▶ _DATA SEGMENT_:

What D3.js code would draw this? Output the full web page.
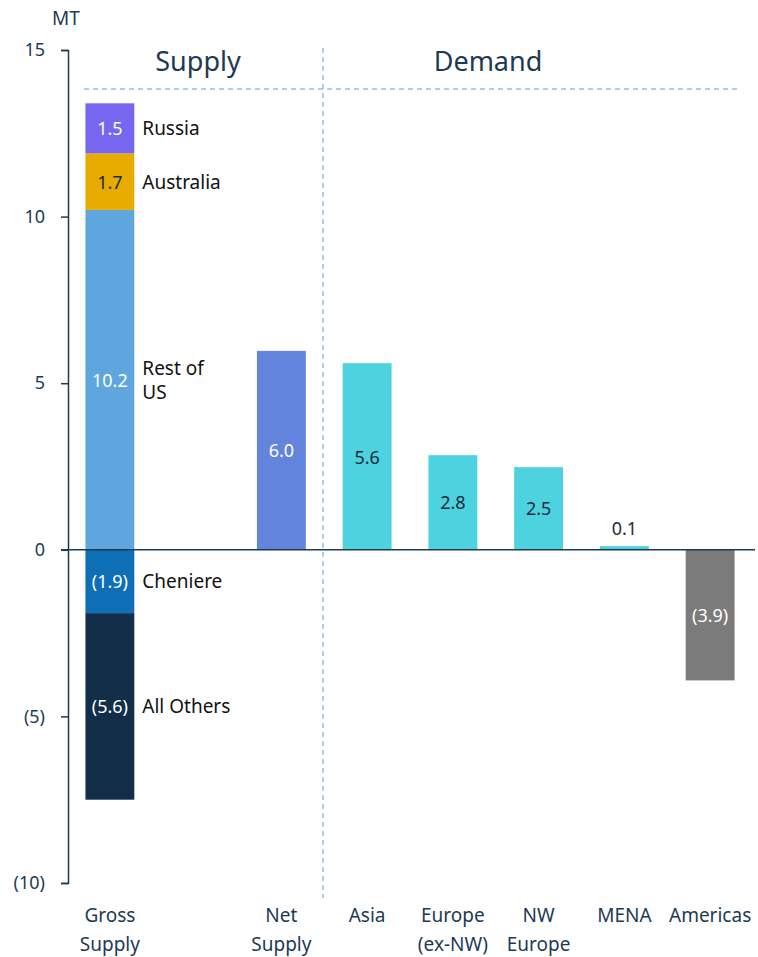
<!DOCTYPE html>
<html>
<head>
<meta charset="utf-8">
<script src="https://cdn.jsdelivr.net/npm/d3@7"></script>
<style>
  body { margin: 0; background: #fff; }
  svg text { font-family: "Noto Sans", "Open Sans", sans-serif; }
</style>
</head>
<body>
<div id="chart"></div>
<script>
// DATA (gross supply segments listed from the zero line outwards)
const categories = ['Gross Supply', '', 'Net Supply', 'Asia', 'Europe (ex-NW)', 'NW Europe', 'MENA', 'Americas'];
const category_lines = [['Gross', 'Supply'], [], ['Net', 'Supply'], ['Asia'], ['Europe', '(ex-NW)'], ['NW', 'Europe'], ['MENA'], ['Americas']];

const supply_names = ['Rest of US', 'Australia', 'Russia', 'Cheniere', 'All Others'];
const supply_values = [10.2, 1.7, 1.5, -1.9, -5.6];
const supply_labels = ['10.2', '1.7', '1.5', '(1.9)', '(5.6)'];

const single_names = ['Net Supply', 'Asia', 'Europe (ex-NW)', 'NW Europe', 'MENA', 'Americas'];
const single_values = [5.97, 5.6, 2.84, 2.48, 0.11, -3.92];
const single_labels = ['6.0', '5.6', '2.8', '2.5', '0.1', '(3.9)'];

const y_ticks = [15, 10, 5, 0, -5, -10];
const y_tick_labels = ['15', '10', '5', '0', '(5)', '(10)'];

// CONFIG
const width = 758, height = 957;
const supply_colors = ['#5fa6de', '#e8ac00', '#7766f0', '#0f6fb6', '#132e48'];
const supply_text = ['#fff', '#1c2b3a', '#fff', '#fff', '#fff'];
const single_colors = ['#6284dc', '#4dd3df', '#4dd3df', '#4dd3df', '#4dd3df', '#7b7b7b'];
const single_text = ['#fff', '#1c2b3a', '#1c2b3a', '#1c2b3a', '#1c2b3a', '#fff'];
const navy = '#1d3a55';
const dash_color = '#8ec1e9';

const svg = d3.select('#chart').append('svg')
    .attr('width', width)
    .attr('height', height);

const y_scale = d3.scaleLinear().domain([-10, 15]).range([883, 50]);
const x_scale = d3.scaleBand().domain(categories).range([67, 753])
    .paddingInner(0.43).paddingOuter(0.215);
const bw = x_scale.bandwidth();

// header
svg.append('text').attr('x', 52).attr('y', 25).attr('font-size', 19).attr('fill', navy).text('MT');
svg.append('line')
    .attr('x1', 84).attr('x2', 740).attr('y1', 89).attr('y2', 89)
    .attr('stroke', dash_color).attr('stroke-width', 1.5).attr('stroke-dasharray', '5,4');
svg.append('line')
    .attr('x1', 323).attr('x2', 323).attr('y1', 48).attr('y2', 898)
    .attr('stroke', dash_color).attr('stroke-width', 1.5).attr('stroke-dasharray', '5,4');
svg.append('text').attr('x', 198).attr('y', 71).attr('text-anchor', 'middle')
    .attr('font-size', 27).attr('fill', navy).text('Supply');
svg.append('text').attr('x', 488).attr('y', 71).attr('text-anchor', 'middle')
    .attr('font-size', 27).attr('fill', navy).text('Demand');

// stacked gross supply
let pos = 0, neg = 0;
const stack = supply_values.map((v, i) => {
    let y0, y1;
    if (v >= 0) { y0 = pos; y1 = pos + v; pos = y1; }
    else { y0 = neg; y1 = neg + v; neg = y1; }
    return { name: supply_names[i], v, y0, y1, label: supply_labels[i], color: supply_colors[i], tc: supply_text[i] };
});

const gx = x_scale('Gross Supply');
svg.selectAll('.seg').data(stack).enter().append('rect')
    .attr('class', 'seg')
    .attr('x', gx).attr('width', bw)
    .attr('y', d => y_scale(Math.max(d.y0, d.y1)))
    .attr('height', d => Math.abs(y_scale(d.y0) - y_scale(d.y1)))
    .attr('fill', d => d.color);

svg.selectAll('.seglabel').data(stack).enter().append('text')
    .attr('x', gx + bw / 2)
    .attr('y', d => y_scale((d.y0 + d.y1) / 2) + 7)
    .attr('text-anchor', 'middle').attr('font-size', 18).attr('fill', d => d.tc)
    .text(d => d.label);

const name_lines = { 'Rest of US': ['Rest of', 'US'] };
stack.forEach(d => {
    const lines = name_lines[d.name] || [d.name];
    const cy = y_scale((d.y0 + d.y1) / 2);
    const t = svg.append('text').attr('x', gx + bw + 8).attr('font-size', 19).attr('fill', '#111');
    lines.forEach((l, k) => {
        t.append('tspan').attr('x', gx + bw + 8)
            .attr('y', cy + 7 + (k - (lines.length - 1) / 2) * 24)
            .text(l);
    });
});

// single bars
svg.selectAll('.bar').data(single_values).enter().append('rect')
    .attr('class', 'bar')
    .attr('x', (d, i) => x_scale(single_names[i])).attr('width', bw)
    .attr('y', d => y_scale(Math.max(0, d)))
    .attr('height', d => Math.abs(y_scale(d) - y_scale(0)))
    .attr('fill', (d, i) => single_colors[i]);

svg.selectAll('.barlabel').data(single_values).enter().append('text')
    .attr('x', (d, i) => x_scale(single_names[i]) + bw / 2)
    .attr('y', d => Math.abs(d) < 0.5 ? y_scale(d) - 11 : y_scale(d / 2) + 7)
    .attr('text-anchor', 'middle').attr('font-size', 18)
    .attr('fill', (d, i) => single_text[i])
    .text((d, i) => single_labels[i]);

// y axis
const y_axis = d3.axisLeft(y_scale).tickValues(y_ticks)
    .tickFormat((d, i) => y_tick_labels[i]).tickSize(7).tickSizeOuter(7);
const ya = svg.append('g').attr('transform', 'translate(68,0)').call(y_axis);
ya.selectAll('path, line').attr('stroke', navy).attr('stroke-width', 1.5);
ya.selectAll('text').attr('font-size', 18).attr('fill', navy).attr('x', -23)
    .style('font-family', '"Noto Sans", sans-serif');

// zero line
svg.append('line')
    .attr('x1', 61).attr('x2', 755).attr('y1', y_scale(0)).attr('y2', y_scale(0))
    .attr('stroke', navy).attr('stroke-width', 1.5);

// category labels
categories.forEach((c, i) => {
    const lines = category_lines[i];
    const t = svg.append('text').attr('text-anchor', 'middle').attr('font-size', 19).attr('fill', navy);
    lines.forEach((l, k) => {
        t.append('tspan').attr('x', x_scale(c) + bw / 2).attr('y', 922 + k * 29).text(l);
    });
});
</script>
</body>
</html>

▶ _PROMPT_: Print out the whole of the material word for word, without pictures.

▶ _FINAL ANSWER_:
What D3.js code would draw this? Output the full web page.
<!DOCTYPE html>
<html>
<head>
<meta charset="utf-8">
<script src="https://cdn.jsdelivr.net/npm/d3@7"></script>
<style>
  body { margin: 0; background: #fff; }
  svg text { font-family: "Noto Sans", "Open Sans", sans-serif; }
</style>
</head>
<body>
<div id="chart"></div>
<script>
// DATA (gross supply segments listed from the zero line outwards)
const categories = ['Gross Supply', '', 'Net Supply', 'Asia', 'Europe (ex-NW)', 'NW Europe', 'MENA', 'Americas'];
const category_lines = [['Gross', 'Supply'], [], ['Net', 'Supply'], ['Asia'], ['Europe', '(ex-NW)'], ['NW', 'Europe'], ['MENA'], ['Americas']];

const supply_names = ['Rest of US', 'Australia', 'Russia', 'Cheniere', 'All Others'];
const supply_values = [10.2, 1.7, 1.5, -1.9, -5.6];
const supply_labels = ['10.2', '1.7', '1.5', '(1.9)', '(5.6)'];

const single_names = ['Net Supply', 'Asia', 'Europe (ex-NW)', 'NW Europe', 'MENA', 'Americas'];
const single_values = [5.97, 5.6, 2.84, 2.48, 0.11, -3.92];
const single_labels = ['6.0', '5.6', '2.8', '2.5', '0.1', '(3.9)'];

const y_ticks = [15, 10, 5, 0, -5, -10];
const y_tick_labels = ['15', '10', '5', '0', '(5)', '(10)'];

// CONFIG
const width = 758, height = 957;
const supply_colors = ['#5fa6de', '#e8ac00', '#7766f0', '#0f6fb6', '#132e48'];
const supply_text = ['#fff', '#1c2b3a', '#fff', '#fff', '#fff'];
const single_colors = ['#6284dc', '#4dd3df', '#4dd3df', '#4dd3df', '#4dd3df', '#7b7b7b'];
const single_text = ['#fff', '#1c2b3a', '#1c2b3a', '#1c2b3a', '#1c2b3a', '#fff'];
const navy = '#1d3a55';
const dash_color = '#8ec1e9';

const svg = d3.select('#chart').append('svg')
    .attr('width', width)
    .attr('height', height);

const y_scale = d3.scaleLinear().domain([-10, 15]).range([883, 50]);
const x_scale = d3.scaleBand().domain(categories).range([67, 753])
    .paddingInner(0.43).paddingOuter(0.215);
const bw = x_scale.bandwidth();

// header
svg.append('text').attr('x', 52).attr('y', 25).attr('font-size', 19).attr('fill', navy).text('MT');
svg.append('line')
    .attr('x1', 84).attr('x2', 740).attr('y1', 89).attr('y2', 89)
    .attr('stroke', dash_color).attr('stroke-width', 1.5).attr('stroke-dasharray', '5,4');
svg.append('line')
    .attr('x1', 323).attr('x2', 323).attr('y1', 48).attr('y2', 898)
    .attr('stroke', dash_color).attr('stroke-width', 1.5).attr('stroke-dasharray', '5,4');
svg.append('text').attr('x', 198).attr('y', 71).attr('text-anchor', 'middle')
    .attr('font-size', 27).attr('fill', navy).text('Supply');
svg.append('text').attr('x', 488).attr('y', 71).attr('text-anchor', 'middle')
    .attr('font-size', 27).attr('fill', navy).text('Demand');

// stacked gross supply
let pos = 0, neg = 0;
const stack = supply_values.map((v, i) => {
    let y0, y1;
    if (v >= 0) { y0 = pos; y1 = pos + v; pos = y1; }
    else { y0 = neg; y1 = neg + v; neg = y1; }
    return { name: supply_names[i], v, y0, y1, label: supply_labels[i], color: supply_colors[i], tc: supply_text[i] };
});

const gx = x_scale('Gross Supply');
svg.selectAll('.seg').data(stack).enter().append('rect')
    .attr('class', 'seg')
    .attr('x', gx).attr('width', bw)
    .attr('y', d => y_scale(Math.max(d.y0, d.y1)))
    .attr('height', d => Math.abs(y_scale(d.y0) - y_scale(d.y1)))
    .attr('fill', d => d.color);

svg.selectAll('.seglabel').data(stack).enter().append('text')
    .attr('x', gx + bw / 2)
    .attr('y', d => y_scale((d.y0 + d.y1) / 2) + 7)
    .attr('text-anchor', 'middle').attr('font-size', 18).attr('fill', d => d.tc)
    .text(d => d.label);

const name_lines = { 'Rest of US': ['Rest of', 'US'] };
stack.forEach(d => {
    const lines = name_lines[d.name] || [d.name];
    const cy = y_scale((d.y0 + d.y1) / 2);
    const t = svg.append('text').attr('x', gx + bw + 8).attr('font-size', 19).attr('fill', '#111');
    lines.forEach((l, k) => {
        t.append('tspan').attr('x', gx + bw + 8)
            .attr('y', cy + 7 + (k - (lines.length - 1) / 2) * 24)
            .text(l);
    });
});

// single bars
svg.selectAll('.bar').data(single_values).enter().append('rect')
    .attr('class', 'bar')
    .attr('x', (d, i) => x_scale(single_names[i])).attr('width', bw)
    .attr('y', d => y_scale(Math.max(0, d)))
    .attr('height', d => Math.abs(y_scale(d) - y_scale(0)))
    .attr('fill', (d, i) => single_colors[i]);

svg.selectAll('.barlabel').data(single_values).enter().append('text')
    .attr('x', (d, i) => x_scale(single_names[i]) + bw / 2)
    .attr('y', d => Math.abs(d) < 0.5 ? y_scale(d) - 11 : y_scale(d / 2) + 7)
    .attr('text-anchor', 'middle').attr('font-size', 18)
    .attr('fill', (d, i) => single_text[i])
    .text((d, i) => single_labels[i]);

// y axis
const y_axis = d3.axisLeft(y_scale).tickValues(y_ticks)
    .tickFormat((d, i) => y_tick_labels[i]).tickSize(7).tickSizeOuter(7);
const ya = svg.append('g').attr('transform', 'translate(68,0)').call(y_axis);
ya.selectAll('path, line').attr('stroke', navy).attr('stroke-width', 1.5);
ya.selectAll('text').attr('font-size', 18).attr('fill', navy).attr('x', -23)
    .style('font-family', '"Noto Sans", sans-serif');

// zero line
svg.append('line')
    .attr('x1', 61).attr('x2', 755).attr('y1', y_scale(0)).attr('y2', y_scale(0))
    .attr('stroke', navy).attr('stroke-width', 1.5);

// category labels
categories.forEach((c, i) => {
    const lines = category_lines[i];
    const t = svg.append('text').attr('text-anchor', 'middle').attr('font-size', 19).attr('fill', navy);
    lines.forEach((l, k) => {
        t.append('tspan').attr('x', x_scale(c) + bw / 2).attr('y', 922 + k * 29).text(l);
    });
});
</script>
</body>
</html>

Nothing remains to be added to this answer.